It's time for town meeting

Posted
WINDHAM COUNTY — The annual Town Meeting tradition in Vermont has residents getting ready to vote on budgets and other issues from the floor Tuesday.

Athens will consider spending no more than $115,000 for renovating the Town Office and borrowing up to $77,000 over three years for the project.

Other articles look to establish funds to cover emergency spending not covered by the Federal Emergency Management Agency ($5,000) and long-term highway projects ($2,000).

Brookline voters will be asked whether to change the annual Town Meeting Day to the Saturday preceding the first Tuesday in March. Vermont towns typically hold the annual meeting on the first Tuesday in March.

Dover residents will consider expanding prekindergarten to full day. The request, which comes from the teacher running the program and Dover School administrators, features a $30,000 price tag.

"We would like more time with the children," Principal Matt Martyn told the Reformer. "The morning only is proving to be too short a time to spend with kids to have the impact we want to have on them to get them ready for kindergarten. The full day would give us the full school day to work on those social skills, kindergarten-readiness skills, reading readiness, math readiness — those foundational skills we enjoy being provided in that pre-K room."

Dover voters also will be deciding whether to spend $25,000 on an additional bus to take students to Brattleboro Area Middle School and Brattleboro Union High School.

A parent brought up safety concerns about the existing services with the school board and administration.

The MOOver currently makes stops at Dover School, then locations along Route 100 and Route 9. Martyn expects 40 students from Dover will choose to go to Brattleboro next year, meaning eight more than this year.

Dummerston's warning features an article asking whether to buy a fire truck for no more than $326,000.

Jamaica voters will be asked to withdraw $51,000 from the elementary school's facilities fund to avoid penalties associated with exceeding the state's "excessive spending threshold."

Londonderry is looking at creating a reserve fund for maintaining, rehabilitating and replacing town buildings.

Marlboro residents will consider by ballot whether the town should adopt zoning regulations approved by the Select Board.

Putney voters will be asked if the town should borrow up to $43,000 to purchase a new rescue truck for the fire department.

Rockingham is looking at setting up reserve funds for road improvements ($50,000), and repairs and maintenance at the Rockingham Meeting House and Town Hall ($20,000 for each facility). Voters also will decide on contributing $25,000 toward a new pumper truck for the fire department. Grant funding will be used for the purchase.

Stratton's warning has an article asking if the town should buy a 4-acre parcel of land known as the Old Common from the school district. The purchase carries a $200,000 price tag.

Townshend residents will be asked whether the Select Board should hire a town manager and contract for law enforcement services. Financing will be included in both conversations.

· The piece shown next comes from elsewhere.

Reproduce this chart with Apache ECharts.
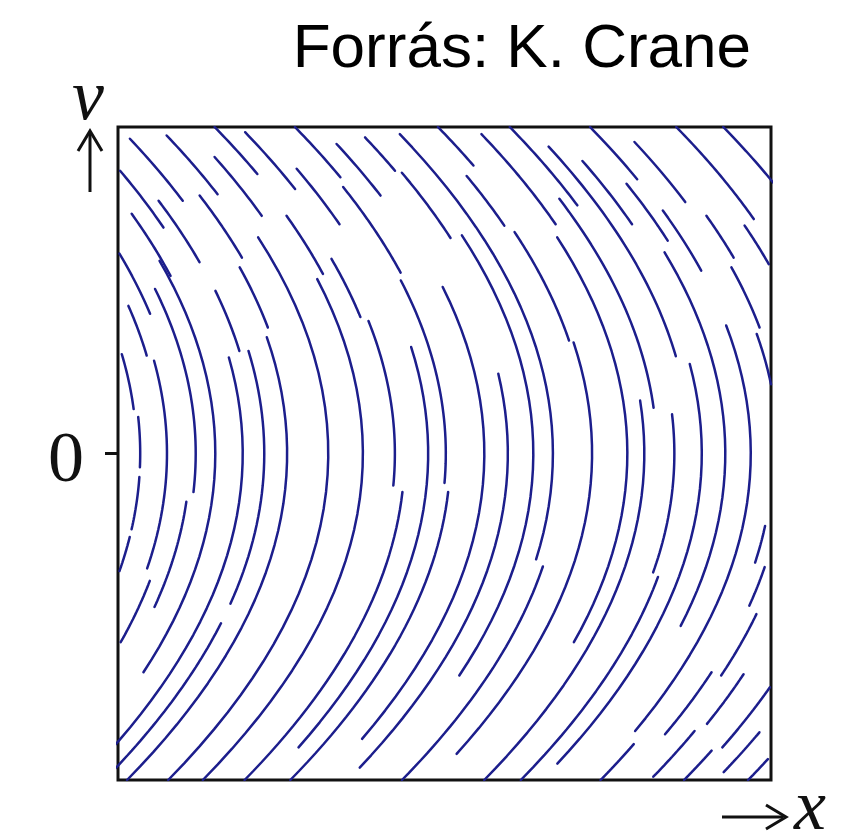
<!DOCTYPE html>
<html>
<head>
<meta charset="utf-8">
<script src="https://cdn.jsdelivr.net/npm/echarts@6/dist/echarts.min.js"></script>
<style>
  html, body { margin: 0; padding: 0; background: #fff; }
  #chart { width: 862px; height: 835px; }
</style>
</head>
<body>
<div id="chart"></div>
<script>
// Phase portrait of motion under a constant force: every trajectory is
// x = x0 - v^2 / (2 * ACCEL). Each streak is drawn along one trajectory,
// given by its turning point x0 and the velocity range it covers.
const ACCEL = 51;

// Axis extents (x across, v up) and the single labelled tick.
const xRange = [0, 100];
const vRange = [-50, 50];
const vTicks = [0];

// Streaks in the upper half: [x0, v start, v end]
const upperStreaks = [
  [24.6, 48.2, 38.7], [30.7, 48.7, 39.7], [39.3, 50, 42.8], [43.2, 49.2, 40.5],
  [51.6, 50, 42.3], [55.5, 47.4, 39.5], [60.8, 48.4, 43.3], [61.6, 43.0, 33.0],
  [73.5, 50, 44.1], [18.7, 43.3, 34.6], [35.0, 45.4, 36.4], [20.9, 38.7, 29.3],
  [27.8, 39.5, 30.0], [46.0, 43.6, 35.1], [50.8, 40.8, 27.7], [38.8, 36.4, 27.5],
  [15.3, 36.7, 27.2], [9.4, 30.6, 21.4], [6.6, 22.6, 15.0], [2.85, 15.2, 6.8],
  [21.0, 24.9, 15.7], [26.6, 28.5, 19.3], [41.4, 29.8, 20.9], [79.1, 48.9, 35.1],
  [84.5, 50, 38.0], [87.6, 47.0, 14.9], [90.8, 44.8, 35.1], [96.8, 50, 42.0],
  [101.4, 47.7, 38.5], [110.0, 50, 35.9], [117.2, 50, 41.5], [71.1, 42.5, 34.9],
  [72.0, 33.9, 17.3], [94.6, 41.3, 32.6], [97.0, 37.2, 28.0], [103.1, 36.4, 30.0],
  [107.9, 34.9, 29.0], [101.9, 28.5, 19.3], [101.1, 18.3, 10.6], [82.5, 39.0, 7.0]
];

// Streaks that run through the middle band: [x0, v start, v end]
const middleStreaks = [
  [66.6, 48.9, -16.2], [14.9, 29.5, -33.5], [11.9, 25.2, -5.9], [7.5, 14.2, -17.6],
  [3.4, 5.6, -2.1], [3.4, -3.6, -11.6], [3.4, -12.8, -18.0], [19.1, 14.7, -50],
  [22.4, 15.7, -23.0], [32.2, 33.1, -50], [25.9, 17.8, -50], [37.5, 26.7, -50],
  [42.4, 20.3, -4.9], [50.2, 26.5, -4.5], [47.5, 16.3, -45.0], [63.6, 33.4, -34.0],
  [72.6, 17.0, -46.0], [93.0, 30.8, -26.4], [96.9, 19.6, -42.5], [89.4, 13.7, -47.5],
  [80.6, 8.1, -50], [59.7, 12.2, -48.1], [56.1, 25.5, -43.7], [78.0, 33.1, -28.9],
  [85.2, 6.0, -18.2]
];

// Streaks in the lower half: [x0, v start, v end]
const lowerStreaks = [
  [22.4, -26.0, -50], [43.9, -5.9, -50], [50.9, -5.9, -50], [86.2, -18.9, -50],
  [68.0, -17.3, -50], [8.6, -19.5, -28.9], [11.0, -7.4, -23.5], [100.3, -11.1, -16.7],
  [102.0, -17.4, -23.3], [103.7, -24.6, -34.0], [101.9, -33.5, -43.0], [107.0, -33.8, -41.4],
  [112.4, -35.8, -45.0], [116.1, -42.7, -48.8], [121.0, -46.8, -50], [106.0, -42.5, -49.5],
  [98.4, -44.5, -50], [111.2, -45.5, -50]
];

const STREAK_COLOR = '#1c1e8c';
const STEPS = 32;

function trajectory(x0, vStart, vEnd) {
  const pts = [];
  for (let i = 0; i <= STEPS; i++) {
    const v = vStart + (vEnd - vStart) * i / STEPS;
    pts.push([x0 - v * v / (2 * ACCEL), v]);
  }
  return pts;
}

const series = upperStreaks.concat(middleStreaks, lowerStreaks).map(function (s) {
  return {
    type: 'line',
    data: trajectory(s[0], s[1], s[2]),
    showSymbol: false,
    clip: true,
    silent: true,
    smooth: false,
    lineStyle: { color: STREAK_COLOR, width: 2.5, cap: 'round' }
  };
});

const chart = echarts.init(document.getElementById('chart'), null, { renderer: 'canvas' });

const serif = '"Liberation Serif", "DejaVu Serif", serif';
const ink = '#111';

chart.setOption({
  animation: false,
  backgroundColor: '#fff',
  grid: {
    left: 118, top: 127, width: 653, height: 653,
    show: true, borderColor: ink, borderWidth: 3, backgroundColor: 'transparent'
  },
  xAxis: {
    type: 'value', min: xRange[0], max: xRange[1],
    axisLine: { show: false }, axisTick: { show: false },
    axisLabel: { show: false }, splitLine: { show: false }
  },
  yAxis: {
    type: 'value', min: vRange[0], max: vRange[1], interval: 50,
    axisLine: { show: false },
    axisTick: { show: true, customValues: vTicks, length: 13, lineStyle: { color: ink, width: 3 } },
    axisLabel: {
      show: true, customValues: vTicks, margin: 34,
      formatter: '{z|{value}}',
      rich: { z: { fontFamily: serif, fontSize: 72, color: ink, padding: [18, 0, 0, 0] } }
    },
    splitLine: { show: false }
  },
  title: {
    text: 'Forrás: K. Crane',
    right: 106, top: 14,
    textStyle: { fontFamily: '"Liberation Sans", Arial, sans-serif', fontSize: 62, fontWeight: 'normal', color: '#000' }
  },
  graphic: [
    { type: 'text', left: 72, top: 64,
      style: { text: 'v', font: 'italic 72px ' + serif, fill: ink } },
    { type: 'line', shape: { x1: 90, y1: 192, x2: 90, y2: 133 }, style: { stroke: ink, lineWidth: 3 } },
    { type: 'polyline', shape: { points: [[78, 151], [90, 131], [102, 151]] },
      style: { stroke: ink, lineWidth: 3, fill: null } },
    { type: 'line', shape: { x1: 722, y1: 817, x2: 783, y2: 817 }, style: { stroke: ink, lineWidth: 3 } },
    { type: 'polyline', shape: { points: [[766, 805], [786, 817], [766, 829]] },
      style: { stroke: ink, lineWidth: 3, fill: null } },
    { type: 'text', left: 794, top: 774,
      style: { text: 'x', font: 'italic 72px ' + serif, fill: ink } }
  ],
  series: series
});
</script>
</body>
</html>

During a meeting on Jan. 23, Select Board Chairwoman Kathy Hege said both articles would be "elephant[s] in the room."

Craig Hunt, assistant to the Select Board, said law enforcement budgeting was put into the general fund last year but a request was made to bring it back as a separate article to discuss police coverage.

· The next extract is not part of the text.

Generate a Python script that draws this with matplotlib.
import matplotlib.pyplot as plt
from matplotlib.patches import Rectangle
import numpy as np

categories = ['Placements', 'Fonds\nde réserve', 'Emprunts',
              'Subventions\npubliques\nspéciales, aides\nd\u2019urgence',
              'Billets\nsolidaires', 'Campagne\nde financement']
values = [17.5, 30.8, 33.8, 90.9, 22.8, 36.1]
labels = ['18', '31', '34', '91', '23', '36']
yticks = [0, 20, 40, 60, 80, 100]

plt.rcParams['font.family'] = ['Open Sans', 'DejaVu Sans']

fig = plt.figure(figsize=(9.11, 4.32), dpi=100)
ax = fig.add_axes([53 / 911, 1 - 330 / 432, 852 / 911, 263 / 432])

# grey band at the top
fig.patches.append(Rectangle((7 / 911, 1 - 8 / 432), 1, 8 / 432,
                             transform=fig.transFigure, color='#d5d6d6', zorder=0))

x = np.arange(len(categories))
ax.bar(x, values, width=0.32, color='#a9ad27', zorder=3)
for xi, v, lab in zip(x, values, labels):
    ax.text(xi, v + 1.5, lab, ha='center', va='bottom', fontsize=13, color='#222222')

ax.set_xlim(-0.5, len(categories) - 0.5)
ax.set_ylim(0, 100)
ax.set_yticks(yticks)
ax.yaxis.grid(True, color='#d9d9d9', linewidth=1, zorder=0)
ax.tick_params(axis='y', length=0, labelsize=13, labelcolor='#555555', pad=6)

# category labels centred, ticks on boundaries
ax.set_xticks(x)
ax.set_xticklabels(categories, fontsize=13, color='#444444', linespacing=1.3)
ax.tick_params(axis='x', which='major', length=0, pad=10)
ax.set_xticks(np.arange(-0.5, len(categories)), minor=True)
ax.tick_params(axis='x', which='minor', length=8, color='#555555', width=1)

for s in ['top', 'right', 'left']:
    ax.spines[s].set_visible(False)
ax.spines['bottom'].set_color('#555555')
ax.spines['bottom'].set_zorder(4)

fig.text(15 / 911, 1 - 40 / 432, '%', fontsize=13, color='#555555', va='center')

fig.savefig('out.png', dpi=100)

"There are people rightfully concerned," he told the Reformer. "There's a lot going on in the world. It's a precarious place."

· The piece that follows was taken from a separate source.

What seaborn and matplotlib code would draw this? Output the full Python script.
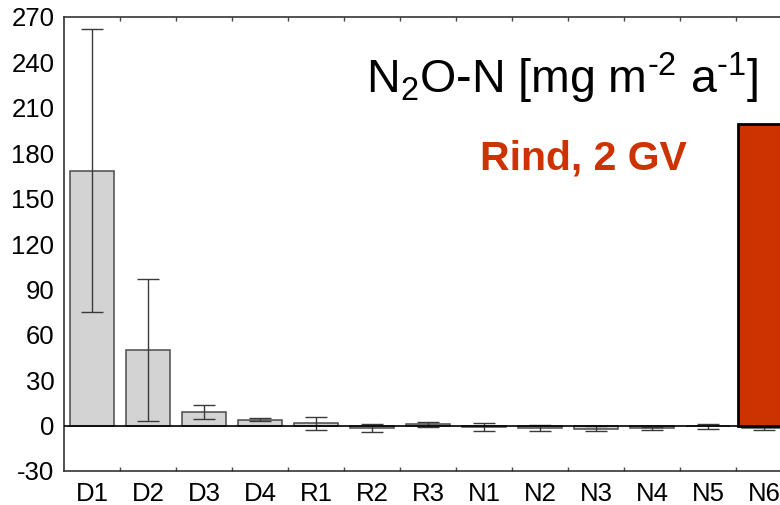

In the past, Townshend has used the Windham County Sheriff's Office or the Vermont State Police. Last year, the town contracted with the State Police.

At Town Meeting last year, the Select Board was given a directive from voters to establish a committee to look at the costs and logistics of hiring a town manager.

"We've been discussing this off and on since the 1990s," Hege previously told the Reformer. "It keeps coming up. We have said for many years we need help. We have a full-time administrative assistant who handles the phones and our scheduling, but he doesn't have the authority or the background to make decisions on the board's behalf."

Wilmington has articles that look at establishing a reserve fund so listers can perform a reappraisal of properties around town ($75,000), a capital fund to buy police equipment ($20,000), a transfer station capital fund ($5,000), and a fund to plan for and relocate town facilities out of the floodplain ($5,000). Another article asks whether the town should combine a playground capital reserve fund with those used for housing capital and school fields in order to create a fund to maintain town parks, forests, fields and fences within town.

Brattleboro will hold annual Representative Town Meeting on March 24. But residents will vote for town officers and school directors like other Vermont towns on March 6. They also will be asked by ballot whether to adopt an advisory resolution dealing with climate change.

Similar resolutions are up for vote in Dummerston, Guilford, Marlboro, Putney, Wardsboro and 30 other towns in Vermont.

"The three main principles of the resolution are to move Vermont towards meeting its goal of 90 percent renewable energy by 2050, no new fossil fuel infrastructure, and to have the transition be fair and equitable," states a press release from climate activist group 350 Vermont. "Small groups from each town drafted versions of the resolutions to meet the specific needs of the town before collecting the required signatures to get it on town warnings or ballots."